Fox News adds (excerpted quotes)

Critics say the suggestions are part of an "absolutely insane" agenda at the U.N. that too often seems intent on undermining efforts to blot out terrorism across the globe.....

Show me one sane thing the UN has done in recent years and I'll show you an anomaly.

It does not strike me as ridiculous ... to look at policies through the lens of gender," said Benjamin Wittes, a senior fellow at the Brookings Institution.

No it just strikes everyone else in the world as ridiculous to put women's lives at risk in the name of gender security.

Wittes noted that gender issues — including the Taliban's vicious treatment of women — have made it virtually impossible for Western nations and Pakistan to have normal relations with the Taliban.

"That's not an inconsiderable criticism — it's a valid criticism," he said. But Wittes added that to place "gender rights at the center of (counterterrorism policy) is kind of an absurd proposition" that he said made the report ridiculous.

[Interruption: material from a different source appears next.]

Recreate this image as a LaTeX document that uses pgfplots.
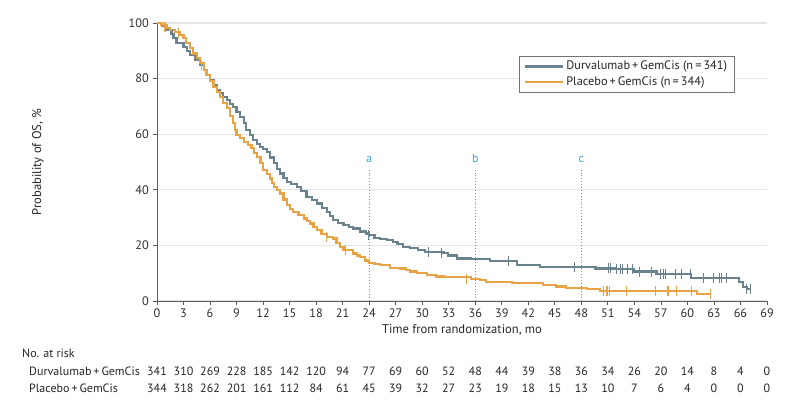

I know other words for it but my Mother says ladies don't use them.

Schienen did not return requests for comment.

Sometimes even idiots can get smart.

London, of the Hudson Institute, said that it was hopeless to look for moral guidance from a body composed of some of the world's most brutal and repressive regimes, including Saudi Arabia and China.

"The Human Rights Council and the nations that are represented on it, they're clearly involved in human rights violations," London told "They're going to be the arbiters of human rights?"

I wonder what China's transgender forced abortion policy is?

"There might have been value in a report that addressed how counterterrorism efforts interact with the rights of women," said Peter Sprigg, a senior fellow at the Family Research Council.

"But by burdening this report with these extreme forms of social engineering, it makes the report kind of laughable."

The good thing? No one takes any notice of the United Nations unless they want to. The Human Rights Council certainly doesn't so why should any of us lesser mortals blink an eye?